## START
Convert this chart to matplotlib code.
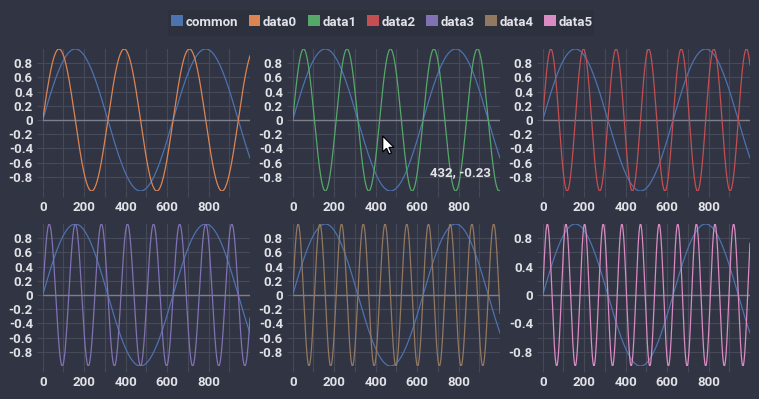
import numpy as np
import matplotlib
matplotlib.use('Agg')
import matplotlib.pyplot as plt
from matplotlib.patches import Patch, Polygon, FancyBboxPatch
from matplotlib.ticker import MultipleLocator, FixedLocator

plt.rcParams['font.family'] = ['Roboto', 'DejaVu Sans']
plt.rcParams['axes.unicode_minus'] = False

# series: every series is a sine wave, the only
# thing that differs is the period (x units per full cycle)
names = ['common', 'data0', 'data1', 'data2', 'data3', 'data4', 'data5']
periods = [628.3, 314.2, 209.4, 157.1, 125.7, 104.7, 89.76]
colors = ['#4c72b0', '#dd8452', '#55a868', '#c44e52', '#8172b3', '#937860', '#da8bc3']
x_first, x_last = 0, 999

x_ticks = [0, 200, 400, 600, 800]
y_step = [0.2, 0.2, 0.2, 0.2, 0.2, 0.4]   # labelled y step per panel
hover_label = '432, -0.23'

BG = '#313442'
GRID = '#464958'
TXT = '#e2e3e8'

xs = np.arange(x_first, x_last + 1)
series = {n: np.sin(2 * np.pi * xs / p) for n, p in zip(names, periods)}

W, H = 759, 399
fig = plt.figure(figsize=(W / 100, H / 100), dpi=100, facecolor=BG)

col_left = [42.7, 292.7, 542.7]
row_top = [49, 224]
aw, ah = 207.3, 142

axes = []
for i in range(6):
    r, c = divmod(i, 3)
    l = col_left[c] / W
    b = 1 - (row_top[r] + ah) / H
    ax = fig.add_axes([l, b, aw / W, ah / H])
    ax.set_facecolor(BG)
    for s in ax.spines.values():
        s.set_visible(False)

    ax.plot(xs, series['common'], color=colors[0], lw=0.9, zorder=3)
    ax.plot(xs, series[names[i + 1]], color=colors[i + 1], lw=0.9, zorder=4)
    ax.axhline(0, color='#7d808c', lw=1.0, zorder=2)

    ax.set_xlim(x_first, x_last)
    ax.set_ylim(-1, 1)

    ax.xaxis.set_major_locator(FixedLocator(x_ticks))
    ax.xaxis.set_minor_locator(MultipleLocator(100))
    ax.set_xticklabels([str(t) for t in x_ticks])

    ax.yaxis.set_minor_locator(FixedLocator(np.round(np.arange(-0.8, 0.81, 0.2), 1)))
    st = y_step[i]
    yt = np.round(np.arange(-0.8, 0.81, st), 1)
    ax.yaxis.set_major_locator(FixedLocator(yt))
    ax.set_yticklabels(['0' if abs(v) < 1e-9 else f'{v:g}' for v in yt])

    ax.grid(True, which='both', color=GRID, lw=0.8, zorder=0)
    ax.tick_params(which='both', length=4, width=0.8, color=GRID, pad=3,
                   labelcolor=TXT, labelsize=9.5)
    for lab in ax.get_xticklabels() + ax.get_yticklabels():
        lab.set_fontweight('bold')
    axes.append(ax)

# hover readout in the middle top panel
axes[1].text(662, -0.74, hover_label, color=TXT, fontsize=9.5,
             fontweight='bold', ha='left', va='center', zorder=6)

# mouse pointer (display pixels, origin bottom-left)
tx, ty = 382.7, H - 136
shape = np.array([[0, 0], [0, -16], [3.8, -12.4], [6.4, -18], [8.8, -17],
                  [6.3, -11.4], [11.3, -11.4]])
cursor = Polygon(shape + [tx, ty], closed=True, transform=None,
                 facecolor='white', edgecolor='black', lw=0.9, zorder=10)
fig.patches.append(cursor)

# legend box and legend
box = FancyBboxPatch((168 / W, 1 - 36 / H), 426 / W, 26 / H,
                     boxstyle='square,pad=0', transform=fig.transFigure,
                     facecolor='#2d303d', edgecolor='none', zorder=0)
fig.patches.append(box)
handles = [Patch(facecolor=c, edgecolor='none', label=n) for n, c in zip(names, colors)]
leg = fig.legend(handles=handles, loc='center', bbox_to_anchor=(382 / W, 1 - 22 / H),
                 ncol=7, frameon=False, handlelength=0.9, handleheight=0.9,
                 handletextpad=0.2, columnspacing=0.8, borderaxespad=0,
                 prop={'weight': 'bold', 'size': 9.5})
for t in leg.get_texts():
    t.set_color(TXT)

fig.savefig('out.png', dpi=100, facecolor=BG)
## END
• _DIRECTIONS FOR THIS TASK_: Omit the pictures, then repeat exactly each line from the beginning of the listing through the line with "x_first, x_last = 0, 999".

• _OUTPUT_:
Convert this chart to matplotlib code.
import numpy as np
import matplotlib
matplotlib.use('Agg')
import matplotlib.pyplot as plt
from matplotlib.patches import Patch, Polygon, FancyBboxPatch
from matplotlib.ticker import MultipleLocator, FixedLocator

plt.rcParams['font.family'] = ['Roboto', 'DejaVu Sans']
plt.rcParams['axes.unicode_minus'] = False

# series: every series is a sine wave, the only
# thing that differs is the period (x units per full cycle)
names = ['common', 'data0', 'data1', 'data2', 'data3', 'data4', 'data5']
periods = [628.3, 314.2, 209.4, 157.1, 125.7, 104.7, 89.76]
colors = ['#4c72b0', '#dd8452', '#55a868', '#c44e52', '#8172b3', '#937860', '#da8bc3']
x_first, x_last = 0, 999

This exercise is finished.